Pentecost represents the fullness of God’s gift to men. He gave us His only-begotten Son at Christmas; in Holy Week, by the Passion of Christ, He atoned for us purifying and sanctifying us in His own Precious Blood. At Easter, at His Resurrection, and after, at His Ascension, God gloriifes us in His own Son and makes a place for us in Heaven.

Then, having ascended into heaven, God sends us the Holy Ghost to be our Advocate and Comforter in our earthly sojourn. Descending upon the Apostles as tongues of fire, the Spirit of love comes to us to inform our lives with charity, to create the Church as a bark of salvation and to lead us into all truth and holiness.
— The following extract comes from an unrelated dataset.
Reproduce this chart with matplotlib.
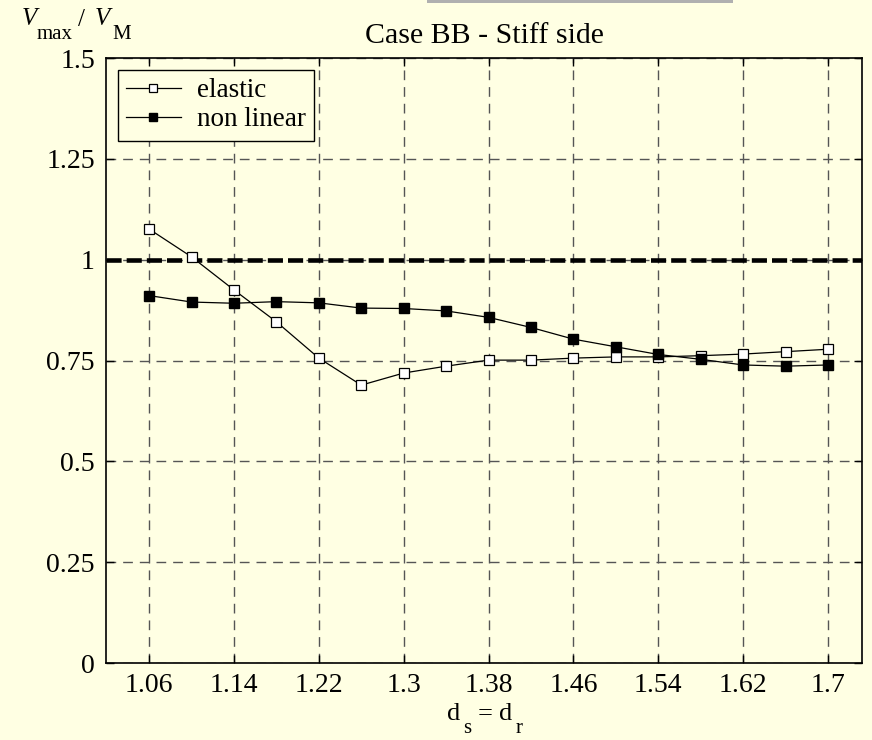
import numpy as np
import matplotlib.pyplot as plt
from matplotlib.patches import Rectangle

plt.rcParams['font.family'] = ['Liberation Serif', 'DejaVu Serif']

# data
ds = [1.06, 1.10, 1.14, 1.18, 1.22, 1.26, 1.30, 1.34, 1.38,
      1.42, 1.46, 1.50, 1.54, 1.58, 1.62, 1.66, 1.70]
elastic = [1.076, 1.007, 0.925, 0.846, 0.756, 0.689, 0.719, 0.736, 0.751,
           0.751, 0.756, 0.759, 0.759, 0.762, 0.766, 0.772, 0.778]
nonlinear = [0.911, 0.895, 0.892, 0.896, 0.893, 0.880, 0.879, 0.873, 0.857,
             0.832, 0.803, 0.784, 0.765, 0.753, 0.739, 0.736, 0.739]
xticks = [1.06, 1.14, 1.22, 1.30, 1.38, 1.46, 1.54, 1.62, 1.70]
xticklabels = ['1.06', '1.14', '1.22', '1.3', '1.38', '1.46', '1.54', '1.62', '1.7']
yticks = [0, 0.25, 0.5, 0.75, 1, 1.25, 1.5]
yticklabels = ['0', '0.25', '0.5', '0.75', '1', '1.25', '1.5']

W, H = 872, 740
bg = '#ffffe3'
fig = plt.figure(figsize=(W / 100, H / 100), dpi=100, facecolor=bg)
ax = fig.add_axes([0.1216, 0.104, 0.8669, 0.8176], facecolor=bg)

# gray strip at the top edge
fig.patches.append(Rectangle((427 / W, 1 - 3 / H), 306 / W, 3 / H,
                             transform=fig.transFigure, facecolor='#b0b0b0',
                             edgecolor='none'))

ax.grid(True, linestyle=(0, (7, 5)), color='#555555', linewidth=1.0)
ax.set_axisbelow(True)

ax.axhline(1, color='black', linewidth=3.3, linestyle=(0, (3.3, 1.1)), zorder=2)

ax.plot(ds, elastic, color='black', linewidth=0.9, marker='s', markersize=7.5,
        markerfacecolor='white', markeredgecolor='black', markeredgewidth=0.9,
        label='elastic', zorder=3)
ax.plot(ds, nonlinear, color='black', linewidth=0.9, marker='s', markersize=7.5,
        markerfacecolor='black', markeredgecolor='black',
        label='non linear', zorder=3)

ax.set_xlim(1.0194, 1.732)
ax.set_ylim(0, 1.5)
ax.set_xticks(xticks)
ax.set_xticklabels(xticklabels)
ax.set_yticks(yticks)
ax.set_yticklabels(yticklabels)
ax.tick_params(direction='in', top=True, right=True, length=6, width=1,
               labelsize=20)
ax.tick_params(axis='y', pad=8)
ax.tick_params(axis='x', pad=7)
for s in ax.spines.values():
    s.set_linewidth(1.2)

leg = ax.legend(loc='upper left', fontsize=19.5, frameon=True, fancybox=False,
                edgecolor='black', facecolor=bg, framealpha=1,
                handlelength=2.0, handletextpad=0.6, borderaxespad=0.45,
                borderpad=0.3, labelspacing=0.15, markerscale=0.8)
leg.get_frame().set_linewidth(1.0)

ax.set_title('Case BB - Stiff side', fontsize=21.5, pad=11)


def put(x, y, s, size, **kw):
    # x, y in pixels from the top-left corner, y is the baseline
    fig.text(x / W, 1 - y / H, s, fontsize=size, ha='left', va='baseline', **kw)


# y label: V_max / V_M, subscripts dropped low as in the original
put(22, 25, 'V', 18, style='italic')
put(37, 39, 'max', 15)
put(78, 26, '/', 18)
put(95, 25, 'V', 18, style='italic')
put(112, 39, 'M', 15)

# x label: d_s = d_r
put(447, 720, 'd', 19)
put(463, 733, 's', 15)
put(478, 720, '=', 19)
put(499, 720, 'd', 19)
put(516, 733, 'r', 15)

fig.savefig('out.png', dpi=100, facecolor=bg)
During Whit week every day at Mass is sung that most beautiful of hymns, the Veni Sancte Spiritus. But how often do you hear it sung?

VENI, Sancte Spiritus,
et emitte caelitus
lucis tuae radium.

Come Holy Ghost send down those beams
which sweetly flow in silent streams
from Thy bright throne above.


At Vespers is sung also the better-known Veni Creátor Spíritus:

Veni Creátor Spíritus,
Mentes tuórum vísita:
Imple supérna grátia,
Quæ tu creásti pécora.

Come, O Creator, Spirit blest,
And in our souls take up Thy rest;
come with Thy grace and heavenly aid,
To fill the hearts which Thou hast made.


Veni Sancte is particularly beautiful and it is a great sadness that so few now know it.

Here is a recording of each by French monks so that the difference can readily be seen. Veni Creator is followed by the sublime Veni Sancte:




Come Holy Ghost, fill the hearts of Thy faithful and enkindle in them the fire of Thy love.

Send forth thy spirit, and they shall be created: and thou shalt renew the face of the earth.